Common Automotive Safety Systems Table
| Safety System | Primary Function | Technology Used |
|---|---|---|
| Anti-lock Braking System (ABS) | Prevents wheel lock during braking | Wheel-speed sensors, hydraulic control |
| Electronic Stability Control (ESC) | Maintains vehicle stability during sudden turns | Gyroscopic sensors, steering angle sensors |
| Automatic Emergency Braking (AEB) | Detects hazards and applies braking | Cameras, radar, AI algorithms |
| Lane Keeping Assist (LKA) | Helps maintain lane position | Vision sensors, steering control units |
| Blind-Spot Monitoring | Alerts drivers to unseen vehicles | Radar sensors, warning indicators |
| Adaptive Cruise Control (ACC) | Maintains safe vehicle distance | Radar, lidar, distance sensors |
Sample Data Chart: Safety Technology Adoption Growth (2019–2025)
(Values are illustrative for educational use)

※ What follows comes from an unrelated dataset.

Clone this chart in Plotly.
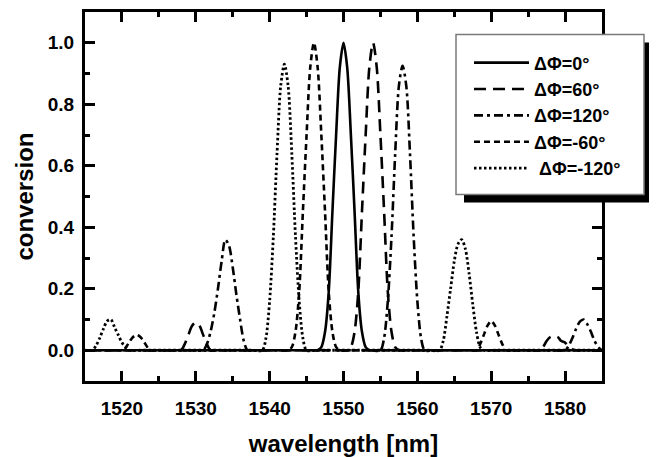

| Year | Vehicles with AEB (%) | Vehicles with Lane Assist (%) |
|---|---|---|
| 2019 | 22% | 14% |
| 2020 | 30% | 18% |
| 2021 | 38% | 24% |
| 2022 | 45% | 30% |
| 2023 | 52% | 36% |
| 2024 | 61% | 42% |
| 2025 | 68% | 48% |
The upward trend shows a global move toward intelligent and preventive safety features.
FAQs
What are the most essential safety systems in modern vehicles?
Core systems include ABS, ESC, airbags, AEB, lane keeping features, blind-spot monitoring, and structural crash-protection elements.
How do sensors improve automotive safety?
Sensors track speed, distance, vehicle movement, and road conditions. They support algorithms that help the vehicle respond faster than human reflexes.
Are driver-assistance systems the same as autonomous driving?
No. Driver-assistance supports the driver, whereas autonomous systems attempt to control the vehicle independently. Most vehicles today use assistance features only.
Do all vehicles include the same safety systems?
No. Safety system availability depends on regional rules, manufacturing choices, and engineering designs. Some technologies become mandatory over time.
Why is stability control important?
ESC helps prevent skidding and rollover situations by controlling engine power and individual wheel braking, especially during sudden maneuvers.
Conclusion
Automotive safety systems continue to evolve as the transportation landscape embraces intelligent sensing, real-time data, and advanced engineering. These systems play a major role in protecting drivers, passengers, and vulnerable road users. With ongoing innovations, stronger regulations, and widespread awareness, safety technology remains central to the future of mobility.
Understanding how these systems work helps individuals make informed decisions, supports learning, and contributes to safer roads for all.